Ces haltes culturelles nous reposent des longues liaisons du Kazakhstan (d’une superficie de 2 717 300 km 2 ). Il nous faudrait certainement plusieurs mois pour le visiter complètement. Mais si nous voulons être au 1er Juin en Mongolie, nous devons rejoindre Almaty assez rapidement pour faire les visas russe et mongol afin de poursuivre notre périple.


PS : Toutes les photos peuvent etre agrandies en cliquant dessus

8 commentaires:

Anonyme a dit…

et bien cette fois, je suis la première!!
j'imagine que vous avez dû avoir quelques frayeurs et quelques sueurs froides. La faune locale fait froid dans le dos, sans parler de ce cimetière de bateaux...quelle désolation!
Nous n'allons bien sur pas refaire le monde, mais si les hommes prenaient conscience des repercussions que leurs gestes peuvent avoir sur la nature peut-être réfléchiraient-ils à deux fois avant d'accomplir leurs méfaits!
Bonne chance pour la suite et ne faites pas d'exces de vitesse sur les routes!!
Je vous embrasse fort.

Richard a dit…

Coucou les loulous..alors en rentre dans la quatrieme dimension vous me rejoingnez sur les routes de la misere..entre polution et sourire d'enfant, arnaque et observation surnaturelle..ici rien n'est habituel, aucune logique occidentale..tout s'achete et surtout tout ce jette ...par terre evidemment, plastique, serviette, epluchure,...sans aucun scrupule..
je vous fais coucou du dessous..et vous embrasse fort
Richard
PS oui les chameaux ont les poils longs..

monjouet a dit…

Des paysages de marée basse permanente, désolant, édifiant, rageant. Et des sourire d'enfants, qui souvent effacent les plus grandes peines. Courage sur vos presque routes. Amitiés. Laurent.

LE ZUBIAL a dit…

Et ben c'est de plus en plus chouette tout ça..... Mais fais gaffe, Manue, les photos prises du côté de la Mer d'Aral me font douter : tu es sûre que Steph, n'essaye pas de te mener en bateau ? Ouh la le vilain calembour. Désolé.......

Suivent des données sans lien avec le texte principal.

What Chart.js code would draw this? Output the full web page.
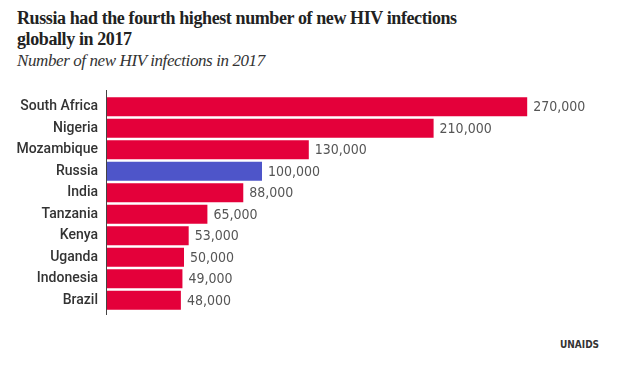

Que de beaux clichés et d'aventures nous offrez vous là ! Je me régale à vous lire, et à vous suivre dans mes pensées, un peu maussades ces derniers temps.

En tous cas, ce qui semble sûr, c'est que devez être hypers sages, parce que, toujours selon les photos, il semble évident que vous n'avez jamais été privé de désert (et de deux, paf !)...

Au fait, je me demandai.... Vous le passez quand l'écrit ? Non parce que là, d'après votre itiniéraire, vous venez de passer l'Oural, je crois ...... (et de trois tralala)

Bon, allez j'arrête, Y'en a Aral bol de ces jeux de mots à la con.

Je vous embrasse fort et je signe d'un Z qui veut dire Zubial

Anonyme a dit…

salut vous 2 et merci pour vos infos riche d'enseignements ma trés chere nièce tu as eu le bouheur de croiser le soufisme moi aussi mais dans les livres j ai un poème de LA NORIA
C était Dieu que je désirais
Je l'ai trouvé !!
Et apres ???
prise de tete bises
Moi même

Anonyme a dit…

De la part de Philou,
Tout d'abord j'espère que tout va bien pour vous deux et que votre pèriple se poursuit comme il se doit.Philippe a une proposition pour le Boxer : 7000€.Tenez-nous au courant assez rapidement de ce que vous comptez faire.En attendant de vos nouvelles nous vous bisouillons très fort.

Anonyme a dit…

Chers amis,

C'est vraiment un bonheur de vous suivre sur les pistes, zigzagant entre les oeillères (si on peut encore appeler ça comme ça!)
en cahotant et en toussant un peu,à cause de la poussière, du désert plein les yeux...
ça fait du bien aux nostalgiques du lointain, et aux autres aussi d'ailleurs.
Merci de nous faire une petite place dans la boîte à gants, on sort la tête de temps en temps et on aspire des grandes goulées de road movie.
Toutes nos plus belles mélodies vous accompagnent,
joyeuse steppe et à plus tard sur la route!

Au fait, il est chouette votre nouvel animal de compagnie, c'est quoi, une sorte de cobra?

Anonyme a dit…

Je vous suis toujours et suis bien content de voir que vous avancez sans gros pépins vers votre but. Tout ce que vous nous partagez est passionnant et vous allez me faire regretter ma vie de sédentaire.